While in Kyiv, Giuliani met with Andriy Derkach, a self-described political independent who attended the Dzerzhinsky Higher School of the KGB in Moscow and was for a time a member of the pro-Russia party—the Party of Regions—in the Ukrainian parliament. He also met with Oleksandr Dubinsky, a member of the parliament known for his close ties to controversial Ukrainian oligarch Ihor Kolomoisky. He and Derkach consistently disseminate conspiracy theories on Facebook and elsewhere. The Daily Beast recently obtained a dossier that in part contained the debunked claim that Ukraine intervened in the 2016 presidential election, a claim which had been disseminated by Derkach to Americans, including senior officials, close to President Trump. 

That claim and others were aired on One America News shortly after Giuliani’s visit in a documentary-style show. OAN traveled with Giuliani to Ukraine for his meetings with Derkach and Dubinsky and are currently working on a fourth segment to air sometime in the coming weeks.

As senators prep for the impeachment trial they are distancing themselves, now publicly, from Giuliani in an attempt to steer clear of his less-than-reliable associates in Kyiv.

“Rudy Giuliani long ago lost any shred of credibility, especially after the dossier he assembled for the State Department stunningly mirrored Russian propaganda,” Sen. Bob Menendez (D-NJ) told The Daily Beast. “Knowing that, anyone that attempts to defend President Trump’s behavior by citing Rudy’s information over our own intelligence agencies is simply irresponsible, uninformed or willing to be that useful idiot the Kremlin desires.”

Giuliani has not briefed any Republican Senate leaders, including Senator Mitch McConnell (R-KY), according to two individuals with knowledge of the Senate leaders’ schedules.

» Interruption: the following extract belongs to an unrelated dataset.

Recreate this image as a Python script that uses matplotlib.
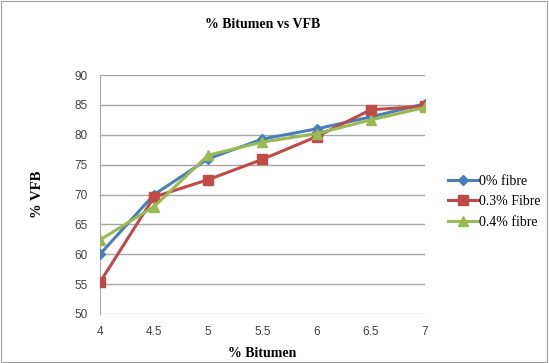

“I wouldn’t trust Rudy to represent me in a parking dispute so I’d say avoid,” a senior GOP Senate aide said tersely when asked if it was a good idea for Republican senators to meet with Giuliani to get a Ukraine briefing. Another top aide in a different Republican office said their senator had informed staff that they had “no interest at all” in meeting with Giuliani on this, fearing it would amount to a “waste of time,” if not something worse.

And it’s not just Capitol Hill that’s worried about associating with Giuliani.

“I do not want my name showing up in a [news] story about what Rudy and the president discuss,” said one senior White House official. “I don’t want my text messages with [Giuliani] being all over cable news,” this official continued, referencing the incident when Trump’s personal lawyer went on Fox News and unveiled texts sent between him and Kurt Volker, the former U.S. special envoy to Ukraine. As The Daily Beast reported in early December, senior officials in the State Department and within the national security apparatus began worrying that Giuliani's ongoing crusade (which has been explicitly blessed and personally encouraged by President Trump) could hurt American foreign policy, and it even got to the point where these officials frantically devoted resources to tracking his foreign movements and figuring out who he was meeting with in Europe.

When asked about Sen. Graham’s recommendation to approach the intelligence community with his materials, and if he agreed that he should do so as due diligence, Giuliani would only reply to The Daily Beast, “It’s not Russian propaganda.”